The United States’ Federal Bureau of Investigation is still trying to work out what led ‘failed’ physicist Cláudia Valente to return to the university of his ‘early dreams’ to carry out a mass shooting – and then travel roughly 30kms to the home of a former Portuguese university colleague in order to shoot him dead.
The terrible story of the murder of plasma scientist Nuno Loureiro broke late last Monday – and has been in the press ever since, largely due to frequent updates.
First there was the suggestion – via Israeli intelligence – that there may have been an Iranian connection to the case; then, within hours, came the news that Loureiro’s killer was none-other than a fellow Portuguese citizen (Cláudio Manuel Neves Valente) whose body had been found in a lock-up in Salem, New Hampshire (a little less than 30kms away).
As the stories rolled in, it transpired that Valente and Loureiro had both been gifted pupils at the Instituto Superior Técnico (IST) in Lisbon in the late 1990s to 2000, and that their subsequent academic journeys had led both to the United States, where Valente attended Brown University with the plan of completing his doctorate.
While Loureiro’s academic career went from strength to strength, Valente’s did not.

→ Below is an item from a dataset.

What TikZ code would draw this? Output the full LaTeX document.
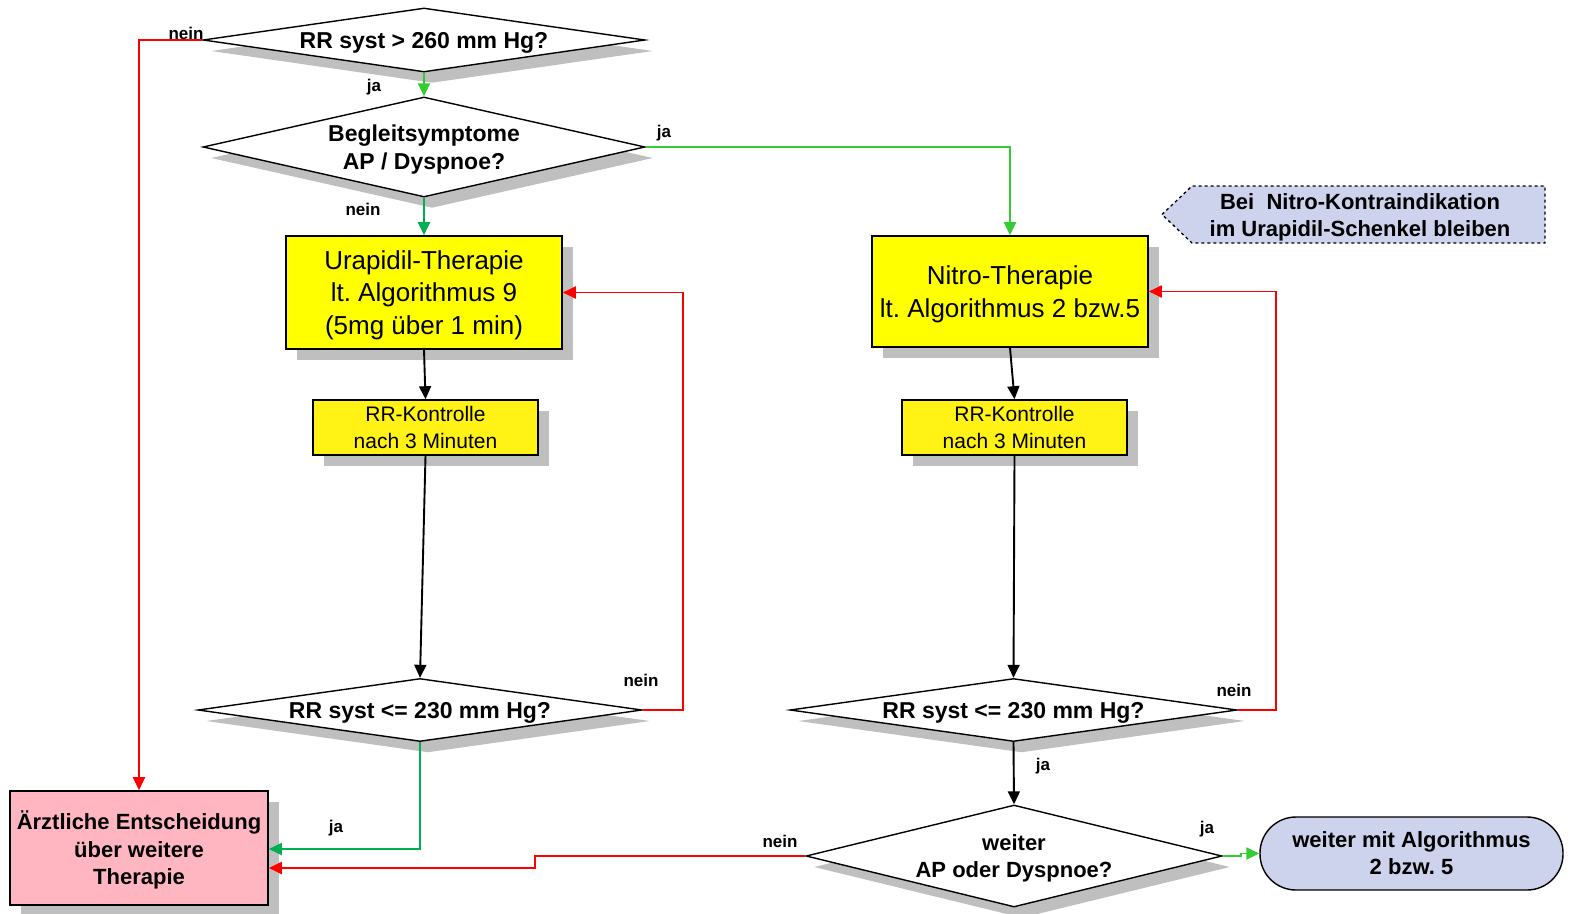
\documentclass[tikz,border=0pt]{standalone}
\usepackage{fontspec}
\setmainfont{Liberation Sans}
\usetikzlibrary{arrows.meta,shapes.geometric,shadows,calc}
\frenchspacing

\definecolor{shadowgrey}{RGB}{191,191,191}
\definecolor{boxyellow}{RGB}{255,255,0}
\definecolor{checkyellow}{RGB}{255,242,20}
\definecolor{decisionpink}{RGB}{255,182,193}
\definecolor{notelavender}{RGB}{205,211,236}
\definecolor{yesgreen}{RGB}{51,204,51}
\definecolor{yesgreendark}{RGB}{0,176,80}
\definecolor{nored}{RGB}{255,0,0}

\tikzset{
  fs/.style 2 args={font=\fontsize{#1}{#2}\selectfont},
  bfs/.style 2 args={font=\fontsize{#1}{#2}\selectfont\bfseries},
  boxshadow/.style={general shadow={fill=shadowgrey, shadow xshift=11pt, shadow yshift=-11pt}},
  diashadow/.style={general shadow={fill=shadowgrey, shadow xshift=8pt, shadow yshift=-11pt}},
  question/.style={shape=diamond, draw=black, line width=1.4pt, fill=white, inner sep=0pt,
    text depth=0pt, align=center, diashadow},
  therapy/.style={shape=rectangle, draw=black, line width=1.6pt, fill=boxyellow, inner sep=0pt,
    text depth=0pt, align=center, boxshadow, fs={26}{32.5}},
  checkbox/.style={shape=rectangle, draw=black, line width=1.6pt, fill=checkyellow, inner sep=0pt,
    text depth=0pt, align=center, boxshadow, fs={21}{27}},
  flow/.style={line width=1.9pt, -{Triangle[length=13pt,width=12pt]}},
  nolink/.style={flow, draw=nored},
  yeslink/.style={flow, draw=yesgreen},
  yeslinkdark/.style={flow, draw=yesgreendark},
  plainlink/.style={flow, draw=black},
  answer/.style={inner sep=0pt, bfs={17}{20}},
}

\begin{document}
\begin{tikzpicture}[x=1pt,y=-1pt]
\useasboundingbox (0,0) rectangle (1573,913);

% decisions
\node[question, bfs={23}{28}, aspect=6.9, minimum width=442pt, minimum height=64pt] (d1) at (424,40)
  {RR syst > 260 mm Hg?};
\node[question, bfs={23}{28}, aspect=4.4, minimum width=442pt, minimum height=100pt] (d2) at (424,147)
  {Begleitsymptome\\AP / Dyspnoe?};
\node[question, bfs={23}{28}, aspect=7.0, minimum width=444pt, minimum height=63pt] (d3) at (420,710)
  {RR syst <= 230 mm Hg?};
\node[question, bfs={23}{28}, aspect=7.0, minimum width=447pt, minimum height=63pt] (d4) at (1013.5,710)
  {RR syst <= 230 mm Hg?};
\node[question, bfs={22}{27}, aspect=4.1, minimum width=416pt, minimum height=102pt] (d5) at (1014,856)
  {weiter\\AP oder Dyspnoe?};

% therapy boxes
\node[therapy, minimum width=276pt, minimum height=113pt] (ura) at (424,292.5)
  {Urapidil-Therapie\\lt. Algorithmus 9\\(5mg über 1 min)};
\node[therapy, minimum width=276pt, minimum height=111pt] (nitro) at (1010,291.5)
  {Nitro-Therapie\\lt. Algorithmus 2 bzw.5};
\node[checkbox, minimum width=225pt, minimum height=55pt] (rrk1) at (425.5,427.5)
  {RR-Kontrolle\\nach 3 Minuten};
\node[checkbox, minimum width=225pt, minimum height=55pt] (rrk2) at (1014.5,427.5)
  {RR-Kontrolle\\nach 3 Minuten};

% outcomes
\node[shape=rectangle, draw=black, line width=1.6pt, fill=decisionpink, inner sep=0pt, align=center,
  text depth=0pt, boxshadow, bfs={22}{27.5}, minimum width=258pt, minimum height=114pt] (aerzt) at (139,848)
  {Ärztliche Entscheidung\\über weitere\\Therapie};
\node[shape=rectangle, rounded corners=36pt, draw=black, line width=1.4pt, fill=notelavender, inner sep=0pt,
  text depth=0pt, align=center, bfs={22}{27}, minimum width=303pt, minimum height=73pt] (term) at (1411.5,853.5)
  {weiter mit Algorithmus\\2 bzw. 5};

% hint
\draw[dashed, line width=1.3pt, fill=notelavender]
  (1162,214.5) -- (1192,186) -- (1545,186) -- (1545,243) -- (1192,243) -- cycle;
\node[inner sep=0pt, align=center, text depth=0pt, bfs={22}{27.5}] (hint) at (1360,215)
  {Bei\ \ Nitro-Kontraindikation\\im Urapidil-Schenkel bleiben};

% connectors
\draw[nolink] (d1.west) -| (aerzt.north);
\draw[yeslink] (d1.south) -- (d2.north);
\draw[yeslink] (d2.east) -| (nitro.north);
\draw[yeslinkdark] (d2.south) -- (ura.north);
\draw[plainlink] (ura.south) -- (rrk1.north);
\draw[plainlink] (rrk1.south) -- (d3.north);
\draw[nolink] (d3.east) -- ++(40,0) |- (ura.east);
\draw[yeslinkdark] (d3.south) |- ($(aerzt.east)+(0,1)$);
\draw[plainlink] (nitro.south) -- (rrk2.north);
\draw[plainlink] (rrk2.south) -- (d4.north);
\draw[nolink] (d4.east) -- ++(38,0) |- (nitro.east);
\draw[plainlink] (d4.south) -- (d5.north);
\coordinate (redstep) at (535,856);
\draw[nolink] (d5.west) -- (redstep) |- ($(aerzt.east)+(0,20)$);
\draw[yeslink] (d5.east) -- ++(18,0) |- (term.west);

% branch labels
\node[answer] (l1) at (186,33) {nein};
\node[answer] (l2) at (374,87) {ja};
\node[answer] (l3) at (664,133) {ja};
\node[answer] (l4) at (363,209) {nein};
\node[answer] (l5) at (641,680) {nein};
\node[answer] (l6) at (336,828) {ja};
\node[answer] (l7) at (1234,690) {nein};
\node[answer] (l8) at (1043,766) {ja};
\node[answer] (l9) at (780,841) {nein};
\node[answer] (l10) at (1207,829) {ja};
\end{tikzpicture}
\end{document}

Reading between the lines, Cláudio Valente appears to have been the architect of problems that led him to ditch the doctorate at Brown early on, and apparently only return over 20 years later to enter the same building (Barus & Holley) in which he had taken lectures in order to shoot multiple young people (last Saturday) whom he had never set eyes on before.

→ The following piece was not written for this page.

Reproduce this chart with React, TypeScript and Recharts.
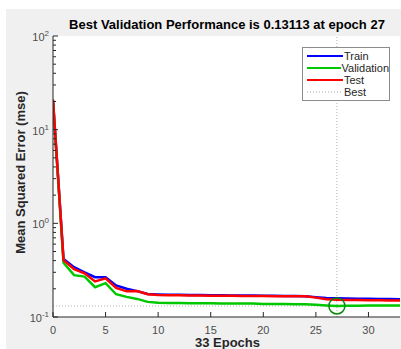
import React from "react";
import {
  LineChart,
  Line,
  XAxis,
  YAxis,
  ReferenceLine,
  ReferenceDot,
  ReferenceArea,
  Legend,
  Label,
} from "recharts";

const epochs = [
  0, 1, 2, 3, 4, 5, 6, 7, 8, 9, 10, 11, 12, 13, 14, 15, 16, 17, 18, 19, 20,
  21, 22, 23, 24, 25, 26, 27, 28, 29, 30, 31, 32, 33,
];
const train = [
  20.5, 0.415, 0.34, 0.3, 0.266, 0.266, 0.217, 0.2, 0.189, 0.176, 0.174,
  0.173, 0.173, 0.172, 0.172, 0.171, 0.171, 0.17, 0.17, 0.17, 0.169, 0.169,
  0.168, 0.168, 0.167, 0.163, 0.16, 0.159, 0.158, 0.157, 0.157, 0.156, 0.156,
  0.155,
];
const validation = [
  20, 0.38, 0.28, 0.27, 0.208, 0.23, 0.175, 0.164, 0.156, 0.145, 0.142, 0.141,
  0.141, 0.14, 0.14, 0.14, 0.139, 0.139, 0.139, 0.139, 0.138, 0.138, 0.138,
  0.137, 0.137, 0.135, 0.133, 0.13113, 0.132, 0.132, 0.133, 0.133, 0.133,
  0.133,
];
const test = [
  21, 0.405, 0.325, 0.293, 0.24, 0.259, 0.204, 0.188, 0.189, 0.175, 0.172,
  0.171, 0.171, 0.17, 0.17, 0.169, 0.169, 0.169, 0.168, 0.168, 0.168, 0.167,
  0.167, 0.167, 0.167, 0.161, 0.155, 0.153, 0.152, 0.152, 0.151, 0.151, 0.15,
  0.15,
];
const xTicks = [0, 5, 10, 15, 20, 25, 30];
const yMajor = [0.1, 1, 10, 100];
const yMinor = [
  0.2, 0.3, 0.4, 0.5, 0.6, 0.7, 0.8, 0.9, 2, 3, 4, 5, 6, 7, 8, 9, 20, 30, 40,
  50, 60, 70, 80, 90,
];
const bestEpoch = 27;
const bestPerf = 0.13113;

const legendItems = [
  { label: "Train", color: "#0000ff", dash: undefined },
  { label: "Validation", color: "#00c800", dash: undefined },
  { label: "Test", color: "#ff0000", dash: undefined },
  { label: "Best", color: "#9aa89a", dash: "1 2" },
];

const data = epochs.map((e, i) => ({
  epoch: e,
  train: train[i],
  validation: validation[i],
  test: test[i],
}));

const font = "'Liberation Sans', Arial, sans-serif";
const axisColor = "#262626";

const YTick = (props: any) => {
  const { x, y, payload } = props;
  const v = payload.value;
  const major = yMajor.includes(v);
  const exp = Math.round(Math.log10(v));
  return (
    <g>
      <line x1={x} x2={x + (major ? 5 : 3)} y1={y} y2={y} stroke={axisColor} strokeWidth={1} />
      {major && (
        <text x={x - 4} y={y + 5} textAnchor="end" fontSize={11} fill="#4d4d4d" fontFamily={font}>
          <tspan>10</tspan>
          <tspan dy={-5} fontSize={8}>
            {exp}
          </tspan>
        </text>
      )}
    </g>
  );
};

const XTick = (props: any) => {
  const { x, y, payload } = props;
  return (
    <g>
      <line x1={x} x2={x} y1={y} y2={y - 5} stroke={axisColor} strokeWidth={1} />
      <text x={x} y={y + 17} textAnchor="middle" fontSize={11} fill="#4d4d4d" fontFamily={font}>
        {payload.value}
      </text>
    </g>
  );
};

const LegendBox = () => (
  <div
    style={{
      border: "1px solid #8c8c8c",
      background: "#fff",
      width: 86,
      padding: "2px 0 2px 0",
      fontFamily: font,
      fontSize: 11,
      color: "#262626",
      textAlign: "left",
    }}
  >
    {legendItems.map((it) => (
      <div key={it.label} style={{ display: "flex", alignItems: "center", height: 12 }}>
        <svg width={40} height={12} style={{ display: "block" }}>
          <line
            x1={4}
            x2={40}
            y1={6}
            y2={6}
            stroke={it.color}
            strokeWidth={it.dash ? 1 : 2}
            strokeDasharray={it.dash}
          />
        </svg>
        <span style={{ marginLeft: 1, lineHeight: "12px" }}>{it.label}</span>
      </div>
    ))}
  </div>
);

export default function App() {
  return (
    <div style={{ position: "absolute", left: 0, top: 0, width: 401, height: 349, background: "#fff", overflow: "hidden" }}>
      <div style={{ position: "absolute", left: 6, top: 9, width: 395, height: 340, background: "#f0f0f0" }} />
      <div
        style={{
          position: "absolute",
          left: 0,
          width: 454,
          top: 17,
          textAlign: "center",
          fontFamily: font,
          fontWeight: "bold",
          fontSize: 13,
          lineHeight: "15px",
          color: "#000",
          whiteSpace: "nowrap",
        }}
      >
        Best Validation Performance is 0.13113 at epoch 27
      </div>
      <div style={{ position: "absolute", left: 0, top: 0 }}>
        <LineChart
          width={401}
          height={349}
          data={data}
          margin={{ top: 36, right: 1, bottom: 0, left: 0 }}
        >
          <ReferenceArea x1={0} x2={33} y1={0.1} y2={100} fill="#ffffff" fillOpacity={1} stroke="none" />
          <XAxis
            dataKey="epoch"
            type="number"
            domain={[0, 33]}
            ticks={xTicks}
            height={32}
            tickSize={0}
            tickMargin={0}
            tickLine={false}
            axisLine={{ stroke: axisColor }}
            tick={<XTick />}
            allowDataOverflow
          >
            <Label
              content={(p: any) => (
                <text
                  x={p.viewBox.x + p.viewBox.width / 2 + 1}
                  y={p.viewBox.y + 30}
                  textAnchor="middle"
                  fontSize={13}
                  fontWeight="bold"
                  fontFamily={font}
                  fill="#262626"
                >
                  33 Epochs
                </text>
              )}
            />
          </XAxis>
          <YAxis
            scale="log"
            domain={[0.1, 100]}
            ticks={[...yMajor, ...yMinor]}
            width={53}
            tickSize={0}
            tickMargin={0}
            tickLine={false}
            axisLine={{ stroke: axisColor }}
            tick={<YTick />}
            allowDataOverflow
            interval={0}
          >
            <Label
              content={(p: any) => {
                const cx = 22;
                const cy = p.viewBox.y + p.viewBox.height / 2 - 4;
                return (
                  <text
                    x={cx}
                    y={cy}
                    transform={`rotate(-90 ${cx} ${cy})`}
                    textAnchor="middle"
                    dominantBaseline="middle"
                    fontSize={13}
                    fontWeight="bold"
                    fontFamily={font}
                    fill="#262626"
                  >
                    Mean Squared Error  (mse)
                  </text>
                );
              }}
            />
          </YAxis>
          <ReferenceLine x={bestEpoch} stroke="#a9b5a9" strokeDasharray="1 2" />
          <ReferenceLine y={bestPerf} stroke="#a9b5a9" strokeDasharray="1 2" />
          <Line dataKey="train" stroke="#0000ff" strokeWidth={2.5} dot={false} isAnimationActive={false} />
          <Line dataKey="validation" stroke="#00c800" strokeWidth={2.5} dot={false} isAnimationActive={false} />
          <Line dataKey="test" stroke="#ff0000" strokeWidth={2.5} dot={false} isAnimationActive={false} />
          <ReferenceDot x={bestEpoch} y={bestPerf} r={8} fill="none" stroke="#0a8a0a" strokeWidth={1.5} />
          <Legend
            layout="horizontal"
            align="center"
            verticalAlign="middle"
            content={<LegendBox />}
            wrapperStyle={{ left: 302, top: 47, width: 88 }}
          />
        </LineChart>
      </div>
    </div>
  );
}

Valente then travelled to Brookline, Massachusetts, where he shot his former university colleague multiple times before making off in a hire car for Salem (and apparently shooting himself dead).
Police in the U.S. have already stressed that they are not looking for anyone else in this case. They are satisfied that Cláudio Valente acted alone – but they appear to have no idea as to what motivated him.
Thus the focus on Valente’s ‘academic past’ – and potentially the intervening years between his exit from Brown in 2001 and his fatal return in 2025.
It is clear that Valente managed to get a ‘green card’ (allowing him to live legally in the States) in a lottery programme in 2017 that US authorities have since shut down. (According to reports, President Trump never liked the Diversity Immigrant Visa Program programme; he felt that it was another avenue for the arrival in the US of undesirables: thus these latest shootings triggered the indefinite suspension of the programme.)
As to what Cláudio Valente will have been doing between leaving the U.S. in the early 2000s and 2017, very little this far seems clear (which is no doubt why the FBI is investigating, aided, we are told, by the Portuguese PJ criminal police).
Correio da Manhã suggests Valente only returned to Portugal from the U.S. in 2006 (even though he left Brown in 2001) to work as a ‘developer’ (writing codes) for the Sapo platform in Lisbon. He lived in Lisbon, says the paper, until 2013. Thus what he was doing, and where he was, between 2013 and 2017 is again something the FBI may be looking into.
Diário de Notícias confuses the picture a little, suggesting Valente returned to Portugal in 2001 (to work at Sapo) for ‘five or six years’ before resigning suddenly, only to return some time later and work again for another few years.
Various accounts coming from those who knew him have appeared in media outlets over the last few days. The impression from former colleagues at Sapo in Lisbon was that Valente was extremely bright but ”a bit weird (…) No one knew anything about his private life”, a 56-year-old former colleague has told Diário de Notícias.
There are other accounts that suggest Valente had stopped communicating with his parents.
Expresso meantime has gone into the research into nuclear fusion that Nuno Loureiro was working on before his untimely death.
The 47-year-old predicted that “the coming years will be exciting for us (at the Massachusetts Institute of Technology/ MIT) and for nuclear fusion”, which he believed would see a ‘decisive moment’ in the very short term (2026-2027).
Expresso explains that a new reactor (called SPARC) capable of ‘generating more energy than it consumes’ is about to make its ‘appearance’ as part of a partnership between the laboratory that Loureiro ran and Commonwealth Fusion Systems (CFS), a start-up born at MIT.
It was here that Loureiro believed ‘solutions to humanity’s greatest problems lie’.
Clearly, the project will not stop because of Nuno Loureiro’s death: Expresso describes the laboratory he was running as “one of the largest at MIT”. It will continue its work as the financing of investigation into nuclear fusion is booming. Even President Trump has announced a joint programme in the last few days.
As Nuno Loureiro insisted only last year: “Nuclear fusion will change the course of the History of Humanity. It is a complex problem, but it can be resolved with determination and ingenuity”.
How the horrors of the last seven days fit into this context is the big question. Was Cláudio Neves Valente simply laying ghosts of a troubled past to rest; or was there a more sinister agenda?
Italian site La Voce di New York refers to the fusion research sector having “faced warnings about attempted data theft and industrial espionage, prompting heightened concern within universities and federal agencies” in recent months.
“Against that backdrop, the killing of the head of a major U.S. research center has raised red flags” says the website.